Would you repeat the listing exactly but omit every picture?

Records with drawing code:
========================

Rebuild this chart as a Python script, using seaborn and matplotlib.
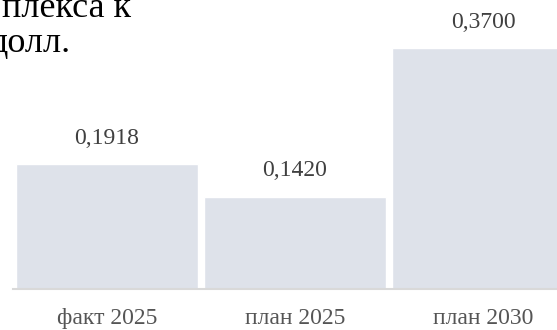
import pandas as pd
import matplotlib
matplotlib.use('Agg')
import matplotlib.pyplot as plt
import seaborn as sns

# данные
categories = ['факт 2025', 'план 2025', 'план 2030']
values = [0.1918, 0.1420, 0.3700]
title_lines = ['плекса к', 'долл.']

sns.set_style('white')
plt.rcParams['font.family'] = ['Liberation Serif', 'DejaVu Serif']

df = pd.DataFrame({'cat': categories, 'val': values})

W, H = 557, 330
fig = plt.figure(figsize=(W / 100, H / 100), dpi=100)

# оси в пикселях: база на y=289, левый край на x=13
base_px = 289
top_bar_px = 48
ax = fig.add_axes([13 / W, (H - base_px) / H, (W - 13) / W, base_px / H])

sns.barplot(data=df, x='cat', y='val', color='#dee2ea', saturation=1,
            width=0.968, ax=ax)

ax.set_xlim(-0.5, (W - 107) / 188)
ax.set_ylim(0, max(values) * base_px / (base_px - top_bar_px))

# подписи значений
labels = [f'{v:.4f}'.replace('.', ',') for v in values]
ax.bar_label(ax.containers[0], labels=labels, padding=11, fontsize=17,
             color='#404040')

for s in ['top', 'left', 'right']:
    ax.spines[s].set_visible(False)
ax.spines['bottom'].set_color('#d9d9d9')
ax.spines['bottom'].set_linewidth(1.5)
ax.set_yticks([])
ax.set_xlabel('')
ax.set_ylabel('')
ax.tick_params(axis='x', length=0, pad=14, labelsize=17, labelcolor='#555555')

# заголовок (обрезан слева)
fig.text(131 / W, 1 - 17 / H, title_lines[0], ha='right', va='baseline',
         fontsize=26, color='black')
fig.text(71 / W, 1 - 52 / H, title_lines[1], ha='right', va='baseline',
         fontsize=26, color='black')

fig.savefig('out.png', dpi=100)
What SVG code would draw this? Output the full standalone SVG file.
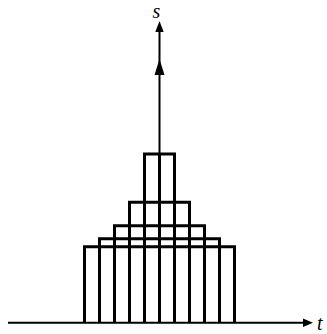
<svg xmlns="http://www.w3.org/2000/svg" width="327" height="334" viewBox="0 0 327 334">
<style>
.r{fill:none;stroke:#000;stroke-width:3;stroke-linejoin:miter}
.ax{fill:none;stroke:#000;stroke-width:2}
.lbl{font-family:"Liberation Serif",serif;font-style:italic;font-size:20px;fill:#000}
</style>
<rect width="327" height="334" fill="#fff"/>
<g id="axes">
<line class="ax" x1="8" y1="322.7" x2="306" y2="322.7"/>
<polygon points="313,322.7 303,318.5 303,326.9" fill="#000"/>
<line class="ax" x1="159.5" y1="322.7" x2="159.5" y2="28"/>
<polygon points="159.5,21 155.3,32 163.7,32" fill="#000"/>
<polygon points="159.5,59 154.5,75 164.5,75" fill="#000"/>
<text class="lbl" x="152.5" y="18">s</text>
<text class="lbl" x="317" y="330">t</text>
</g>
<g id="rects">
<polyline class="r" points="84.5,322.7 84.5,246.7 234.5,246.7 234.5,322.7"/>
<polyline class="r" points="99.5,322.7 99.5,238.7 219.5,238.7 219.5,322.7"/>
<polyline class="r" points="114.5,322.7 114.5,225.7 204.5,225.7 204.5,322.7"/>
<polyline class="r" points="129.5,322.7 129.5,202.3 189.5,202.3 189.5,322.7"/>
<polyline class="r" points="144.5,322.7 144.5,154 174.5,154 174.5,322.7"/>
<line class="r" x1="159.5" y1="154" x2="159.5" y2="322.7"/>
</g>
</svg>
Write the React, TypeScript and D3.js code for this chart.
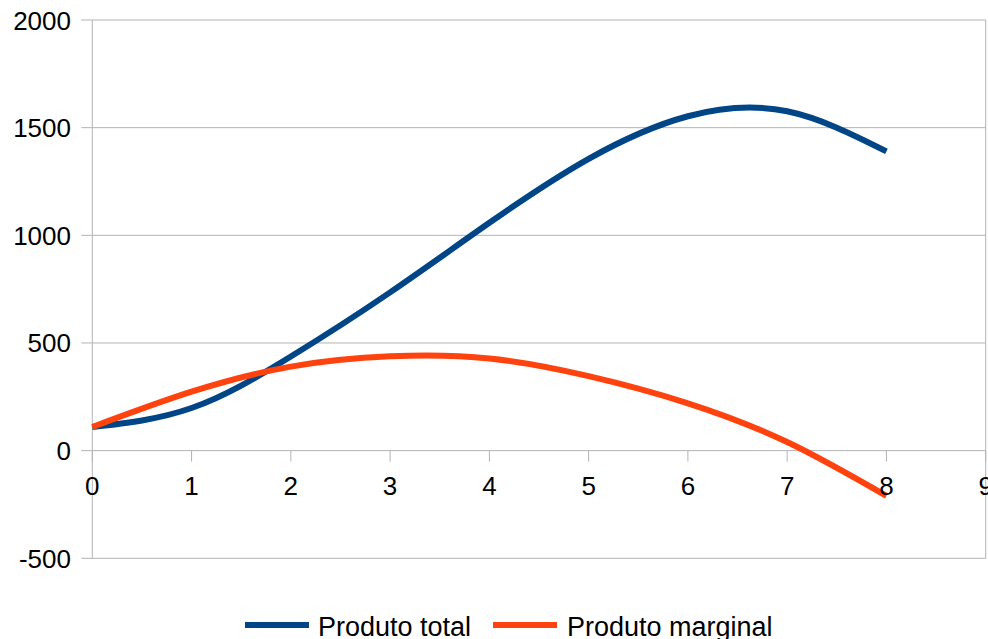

========================

FINAL RESULT:
Rebuild this chart as a Python script, using seaborn and matplotlib.
import pandas as pd
import matplotlib
matplotlib.use('Agg')
import matplotlib.pyplot as plt
import seaborn as sns

# данные
categories = ['факт 2025', 'план 2025', 'план 2030']
values = [0.1918, 0.1420, 0.3700]
title_lines = ['плекса к', 'долл.']

sns.set_style('white')
plt.rcParams['font.family'] = ['Liberation Serif', 'DejaVu Serif']

df = pd.DataFrame({'cat': categories, 'val': values})

W, H = 557, 330
fig = plt.figure(figsize=(W / 100, H / 100), dpi=100)

# оси в пикселях: база на y=289, левый край на x=13
base_px = 289
top_bar_px = 48
ax = fig.add_axes([13 / W, (H - base_px) / H, (W - 13) / W, base_px / H])

sns.barplot(data=df, x='cat', y='val', color='#dee2ea', saturation=1,
            width=0.968, ax=ax)

ax.set_xlim(-0.5, (W - 107) / 188)
ax.set_ylim(0, max(values) * base_px / (base_px - top_bar_px))

# подписи значений
labels = [f'{v:.4f}'.replace('.', ',') for v in values]
ax.bar_label(ax.containers[0], labels=labels, padding=11, fontsize=17,
             color='#404040')

for s in ['top', 'left', 'right']:
    ax.spines[s].set_visible(False)
ax.spines['bottom'].set_color('#d9d9d9')
ax.spines['bottom'].set_linewidth(1.5)
ax.set_yticks([])
ax.set_xlabel('')
ax.set_ylabel('')
ax.tick_params(axis='x', length=0, pad=14, labelsize=17, labelcolor='#555555')

# заголовок (обрезан слева)
fig.text(131 / W, 1 - 17 / H, title_lines[0], ha='right', va='baseline',
         fontsize=26, color='black')
fig.text(71 / W, 1 - 52 / H, title_lines[1], ha='right', va='baseline',
         fontsize=26, color='black')

fig.savefig('out.png', dpi=100)
What SVG code would draw this? Output the full standalone SVG file.
<svg xmlns="http://www.w3.org/2000/svg" width="327" height="334" viewBox="0 0 327 334">
<style>
.r{fill:none;stroke:#000;stroke-width:3;stroke-linejoin:miter}
.ax{fill:none;stroke:#000;stroke-width:2}
.lbl{font-family:"Liberation Serif",serif;font-style:italic;font-size:20px;fill:#000}
</style>
<rect width="327" height="334" fill="#fff"/>
<g id="axes">
<line class="ax" x1="8" y1="322.7" x2="306" y2="322.7"/>
<polygon points="313,322.7 303,318.5 303,326.9" fill="#000"/>
<line class="ax" x1="159.5" y1="322.7" x2="159.5" y2="28"/>
<polygon points="159.5,21 155.3,32 163.7,32" fill="#000"/>
<polygon points="159.5,59 154.5,75 164.5,75" fill="#000"/>
<text class="lbl" x="152.5" y="18">s</text>
<text class="lbl" x="317" y="330">t</text>
</g>
<g id="rects">
<polyline class="r" points="84.5,322.7 84.5,246.7 234.5,246.7 234.5,322.7"/>
<polyline class="r" points="99.5,322.7 99.5,238.7 219.5,238.7 219.5,322.7"/>
<polyline class="r" points="114.5,322.7 114.5,225.7 204.5,225.7 204.5,322.7"/>
<polyline class="r" points="129.5,322.7 129.5,202.3 189.5,202.3 189.5,322.7"/>
<polyline class="r" points="144.5,322.7 144.5,154 174.5,154 174.5,322.7"/>
<line class="r" x1="159.5" y1="154" x2="159.5" y2="322.7"/>
</g>
</svg>
Write the React, TypeScript and D3.js code for this chart.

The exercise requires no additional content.